Before I started applying mortar to the chicken wire, I made a template of the area that would be concrete so that I could start working on the mosaic without having to wait of successive layers of mortars to harden for 3 days.
The pattern used for a mosaic is referred to as a “cartoon,” and generally these cartoons resemble the outlined images from a child’s coloring book.
I taped my paper cartoon to the template and then wrapped it with clear contact paper WITH THE STICKY SIDE OUT. I taped down the edges of the clear contact on the back of the template.
The sticky contact paper keeps the tile from moving around while you lay them out over your pattern.
A felt-tip marker of the Sharpie brand is great for marking glass with the lines of cuts to be made.
A dental pick is indispensable for lifting tiles out of the mosaic when they aren’t quite right.
All of that glass was cut from our 6-inch stained-glass cutting sheets.
This is the first draft of the mosaic. When the backer was completed, the edges of the mosaic were evaluated for how well they fit on the backer and reworked as needed.
Once the mosaic was revised as needed, clear Mosaic Mounting Tape was applied to the face of the mosaic, which was then lifted off the contact paper and template.
Before I mounted the mosaic, I tested the thinset mortar to make sure it wasn’t too old and that it still had good adhesive properties.
The test specimen above adhered very well in spite of the mortar being mixed improperly. When Versabond gray thinset mortar is this light in color, it is a sign that too much water was used.
My statement about the light color seen in the photo and excess water applies to that brand of thinset. (Other brands might normally be this light in color for all I know.)
After I mounted the mosaic and allowed the mortar to harden for a few days, I grouted the mosaic in the few places where the mortar didn’t press up and fill the gaps.
Using thinset mortar as grout isn’t something recommended by the manufacture or even mentioned positively or negatively as far as I know.
For architectural jobs make sure you use grout for grouting. Just to be sure.
My point is that you can take some latitude in art projects that you shouldn’t take in architectural projects.

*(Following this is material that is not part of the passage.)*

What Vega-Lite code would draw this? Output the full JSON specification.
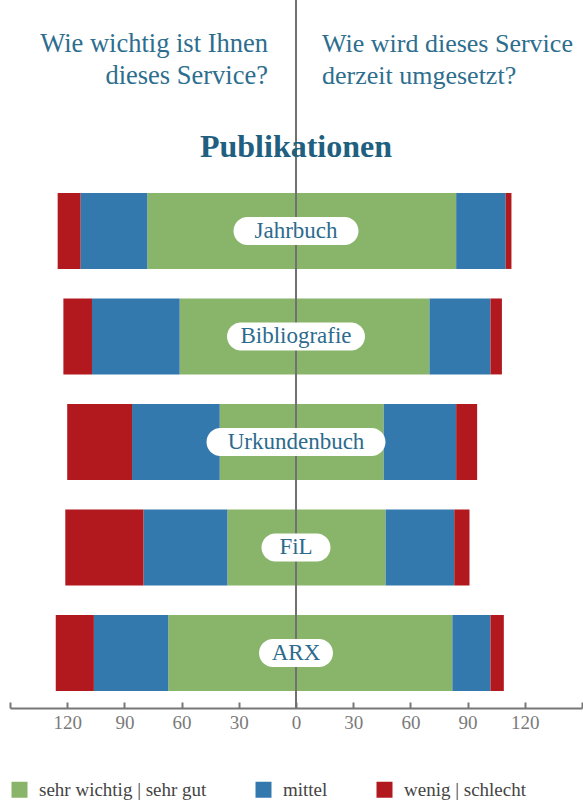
{
  "$schema": "https://vega.github.io/schema/vega-lite/v6.json",
  "autosize": {"type": "none"},
  "padding": {"left": 10, "top": 0, "right": 1, "bottom": 95},
  "width": 572,
  "height": 708,
  "config": {
    "view": {"stroke": null},
    "font": "Liberation Serif",
    "legend": {"labelFont": "Liberation Serif"},
    "axis": {"labelFont": "Liberation Serif"}
  },
  "datasets": {
    "umfrage": [
      {"reihe": "Jahrbuch", "seite": "Wichtigkeit", "kategorie": "sehr wichtig | sehr gut", "anzahl": 78},
      {"reihe": "Jahrbuch", "seite": "Wichtigkeit", "kategorie": "mittel", "anzahl": 35},
      {"reihe": "Jahrbuch", "seite": "Wichtigkeit", "kategorie": "wenig | schlecht", "anzahl": 12},
      {"reihe": "Jahrbuch", "seite": "Umsetzung", "kategorie": "sehr wichtig | sehr gut", "anzahl": 84},
      {"reihe": "Jahrbuch", "seite": "Umsetzung", "kategorie": "mittel", "anzahl": 26},
      {"reihe": "Jahrbuch", "seite": "Umsetzung", "kategorie": "wenig | schlecht", "anzahl": 3},
      {"reihe": "Bibliografie", "seite": "Wichtigkeit", "kategorie": "sehr wichtig | sehr gut", "anzahl": 61},
      {"reihe": "Bibliografie", "seite": "Wichtigkeit", "kategorie": "mittel", "anzahl": 46},
      {"reihe": "Bibliografie", "seite": "Wichtigkeit", "kategorie": "wenig | schlecht", "anzahl": 15},
      {"reihe": "Bibliografie", "seite": "Umsetzung", "kategorie": "sehr wichtig | sehr gut", "anzahl": 70},
      {"reihe": "Bibliografie", "seite": "Umsetzung", "kategorie": "mittel", "anzahl": 32},
      {"reihe": "Bibliografie", "seite": "Umsetzung", "kategorie": "wenig | schlecht", "anzahl": 6},
      {"reihe": "Urkundenbuch", "seite": "Wichtigkeit", "kategorie": "sehr wichtig | sehr gut", "anzahl": 40},
      {"reihe": "Urkundenbuch", "seite": "Wichtigkeit", "kategorie": "mittel", "anzahl": 46},
      {"reihe": "Urkundenbuch", "seite": "Wichtigkeit", "kategorie": "wenig | schlecht", "anzahl": 34},
      {"reihe": "Urkundenbuch", "seite": "Umsetzung", "kategorie": "sehr wichtig | sehr gut", "anzahl": 46},
      {"reihe": "Urkundenbuch", "seite": "Umsetzung", "kategorie": "mittel", "anzahl": 38},
      {"reihe": "Urkundenbuch", "seite": "Umsetzung", "kategorie": "wenig | schlecht", "anzahl": 11},
      {"reihe": "FiL", "seite": "Wichtigkeit", "kategorie": "sehr wichtig | sehr gut", "anzahl": 36},
      {"reihe": "FiL", "seite": "Wichtigkeit", "kategorie": "mittel", "anzahl": 44},
      {"reihe": "FiL", "seite": "Wichtigkeit", "kategorie": "wenig | schlecht", "anzahl": 41},
      {"reihe": "FiL", "seite": "Umsetzung", "kategorie": "sehr wichtig | sehr gut", "anzahl": 47},
      {"reihe": "FiL", "seite": "Umsetzung", "kategorie": "mittel", "anzahl": 36},
      {"reihe": "FiL", "seite": "Umsetzung", "kategorie": "wenig | schlecht", "anzahl": 8},
      {"reihe": "ARX", "seite": "Wichtigkeit", "kategorie": "sehr wichtig | sehr gut", "anzahl": 67},
      {"reihe": "ARX", "seite": "Wichtigkeit", "kategorie": "mittel", "anzahl": 39},
      {"reihe": "ARX", "seite": "Wichtigkeit", "kategorie": "wenig | schlecht", "anzahl": 20},
      {"reihe": "ARX", "seite": "Umsetzung", "kategorie": "sehr wichtig | sehr gut", "anzahl": 82},
      {"reihe": "ARX", "seite": "Umsetzung", "kategorie": "mittel", "anzahl": 20},
      {"reihe": "ARX", "seite": "Umsetzung", "kategorie": "wenig | schlecht", "anzahl": 7}
    ],
    "reihen": [
      {"reihe": "Jahrbuch"},
      {"reihe": "Bibliografie"},
      {"reihe": "Urkundenbuch"},
      {"reihe": "FiL"},
      {"reihe": "ARX"}
    ]
  },
  "layer": [
    {
      "encoding": {
        "y": {
          "field": "reihe",
          "type": "nominal",
          "sort": ["Jahrbuch", "Bibliografie", "Urkundenbuch", "FiL", "ARX"],
          "scale": {"paddingInner": 0.28, "paddingOuter": 0.995, "align": 0.919},
          "axis": null
        }
      },
      "layer": [
        {
          "data": {"name": "umfrage"},
          "transform": [
            {"calculate": "datum.seite == 'Wichtigkeit' ? -datum.anzahl : datum.anzahl", "as": "wert"},
            {"calculate": "indexof(['sehr wichtig | sehr gut', 'mittel', 'wenig | schlecht'], datum.kategorie)", "as": "rang"}
          ],
          "mark": {"type": "bar", "strokeWidth": 0},
          "encoding": {
            "x": {
              "field": "wert",
              "type": "quantitative",
              "stack": "zero",
              "scale": {"domain": [-150, 150], "nice": false},
              "axis": {
                "title": null,
                "grid": false,
                "values": [-150, -120, -90, -60, -30, 0, 30, 60, 90, 120, 150],
                "labelExpr": "abs(datum.value) == 150 ? '' : format(abs(datum.value), 'd')",
                "domainColor": "#777777",
                "domainWidth": 2,
                "tickColor": "#777777",
                "tickWidth": 2,
                "tickSize": -6,
                "labelPadding": 11,
                "labelFontSize": 19,
                "labelColor": "#7a7a7a",
                "labelFont": "Liberation Serif"
              }
            },
            "color": {
              "field": "kategorie",
              "type": "nominal",
              "scale": {
                "domain": ["sehr wichtig | sehr gut", "mittel", "wenig | schlecht"],
                "range": ["#89b56b", "#3479ae", "#b2191f"]
              },
              "legend": {
                "title": null,
                "orient": "bottom",
                "direction": "horizontal",
                "symbolType": "square",
                "symbolSize": 256,
                "symbolStrokeWidth": 0,
                "symbolOpacity": 1,
                "labelFontSize": 19,
                "labelColor": "#444444",
                "labelOffset": 10,
                "columnPadding": 47,
                "offset": 48,
                "labelLimit": 300
              }
            },
            "order": {"field": "rang", "type": "quantitative"}
          }
        },
        {
          "data": {"name": "reihen"},
          "mark": {"type": "rule", "color": "#717171", "strokeWidth": 2},
          "encoding": {"x": {"datum": 0, "type": "quantitative"}, "y": null}
        },
        {
          "data": {"name": "reihen"},
          "mark": {"type": "point", "filled": true, "fill": "#ffffff", "opacity": 1, "strokeWidth": 0, "size": 40000},
          "encoding": {
            "x": {"datum": 0, "type": "quantitative"},
            "shape": {
              "field": "reihe",
              "type": "nominal",
              "legend": null,
              "scale": {
                "domain": ["Jahrbuch", "Bibliografie", "Urkundenbuch", "FiL", "ARX"],
                "range": [
                  "M-0.485,-0.14L0.485,-0.14C0.5623,-0.14,0.625,-0.0773,0.625,0C0.625,0.0773,0.5623,0.14,0.485,0.14L-0.485,0.14C-0.5623,0.14,-0.625,0.0773,-0.625,0C-0.625,-0.0773,-0.5623,-0.14,-0.485,-0.14Z",
                  "M-0.55,-0.14L0.55,-0.14C0.6273,-0.14,0.69,-0.0773,0.69,0C0.69,0.0773,0.6273,0.14,0.55,0.14L-0.55,0.14C-0.6273,0.14,-0.69,0.0773,-0.69,0C-0.69,-0.0773,-0.6273,-0.14,-0.55,-0.14Z",
                  "M-0.755,-0.14L0.755,-0.14C0.8323,-0.14,0.895,-0.0773,0.895,0C0.895,0.0773,0.8323,0.14,0.755,0.14L-0.755,0.14C-0.8323,0.14,-0.895,0.0773,-0.895,0C-0.895,-0.0773,-0.8323,-0.14,-0.755,-0.14Z",
                  "M-0.205,-0.14L0.205,-0.14C0.2823,-0.14,0.345,-0.0773,0.345,0C0.345,0.0773,0.2823,0.14,0.205,0.14L-0.205,0.14C-0.2823,0.14,-0.345,0.0773,-0.345,0C-0.345,-0.0773,-0.2823,-0.14,-0.205,-0.14Z",
                  "M-0.23,-0.14L0.23,-0.14C0.3073,-0.14,0.37,-0.0773,0.37,0C0.37,0.0773,0.3073,0.14,0.23,0.14L-0.23,0.14C-0.3073,0.14,-0.37,0.0773,-0.37,0C-0.37,-0.0773,-0.3073,-0.14,-0.23,-0.14Z"
                ]
              }
            }
          }
        },
        {
          "data": {"name": "reihen"},
          "mark": {"type": "text", "font": "Liberation Serif", "fontSize": 23, "color": "#2c6b8d", "baseline": "middle", "align": "center"},
          "encoding": {
            "x": {"datum": 0, "type": "quantitative"},
            "text": {"field": "reihe", "type": "nominal"}
          }
        }
      ]
    },
    {
      "data": {"values": [{}]},
      "encoding": {
        "x": {"datum": 0, "type": "quantitative"}
      },
      "layer": [
        {
          "mark": {"type": "text", "text": ["Wie wichtig ist Ihnen", "dieses Service?"], "font": "Liberation Serif", "fontSize": 26.5, "lineHeight": 32, "color": "#2d6e8e", "align": "right", "baseline": "alphabetic", "dx": -28},
          "encoding": {
            "y": {"datum": "kopf", "type": "ordinal", "scale": {"type": "point", "domain": ["kopf", "titel"], "padding": 0, "range": [52, 157]}, "axis": null}
          }
        },
        {
          "mark": {"type": "text", "text": ["Wie wird dieses Service", "derzeit umgesetzt?"], "font": "Liberation Serif", "fontSize": 26, "lineHeight": 32, "color": "#2d6e8e", "align": "left", "baseline": "alphabetic", "dx": 26},
          "encoding": {
            "y": {"datum": "kopf", "type": "ordinal"}
          }
        },
        {
          "mark": {"type": "text", "text": "Publikationen", "font": "Liberation Serif", "fontSize": 32, "fontWeight": "bold", "color": "#215f80", "align": "center", "baseline": "alphabetic"},
          "encoding": {
            "y": {"datum": "titel", "type": "ordinal"}
          }
        }
      ]
    }
  ],
  "resolve": {"scale": {"y": "independent", "shape": "independent"}}
}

When you use standard materials and methods, you don’t have to worry as much about unexpected failures, such as the potential for something to leach out of the thinset mortar over time. Or for it to stain in an unexpected way. Or whatever.
Improvise in your design not in the technical specifications for architectural coverings.
After the ceremony at the court house, there was a large reception at MOCA Jacksonville followed by a low-country boil at home.
The low-country boil with close friends and family was where I surprised Jay with the mosaic, which I did as low-key as possible, but it was still more of an audience than I would have preferred.
The problem was that I forgot the desktop easel for the mosaic.
So the night before the event, I made a desktop easel from laminated cardboard, using two flattened boxes and a bottle of Weldbond glue that happened to be in my truck.
I didn’t photographed the easel from behind because it was ugly, but I regret not taking a photo. The design was simple yet strong.
The single cross member was made from every remaining piece of cardboard laminated together into a rectangular block and positioned so as to minimize flexing and to lower the center of gravity of the easel.
The easel also has long feet so that the mosaic could be displayed leaning back more, which would be important if the easel were placed on the floor instead of on a table top.
You don’t have to have a couple of engineering degrees to make art in new mediums on short notice, but it really helps.
In an age of cynical demagoguery, it is very reassuring to know that people of such high character can succeed and be appointed to high positions.
I’ve long known that Jay is a leader in different groups and community causes, and that he has done a lot of good for various people around him, but the ceremony at the federal courthouse really was something special.
Some people just have a positive impact on the people around them, and the stories came out that day.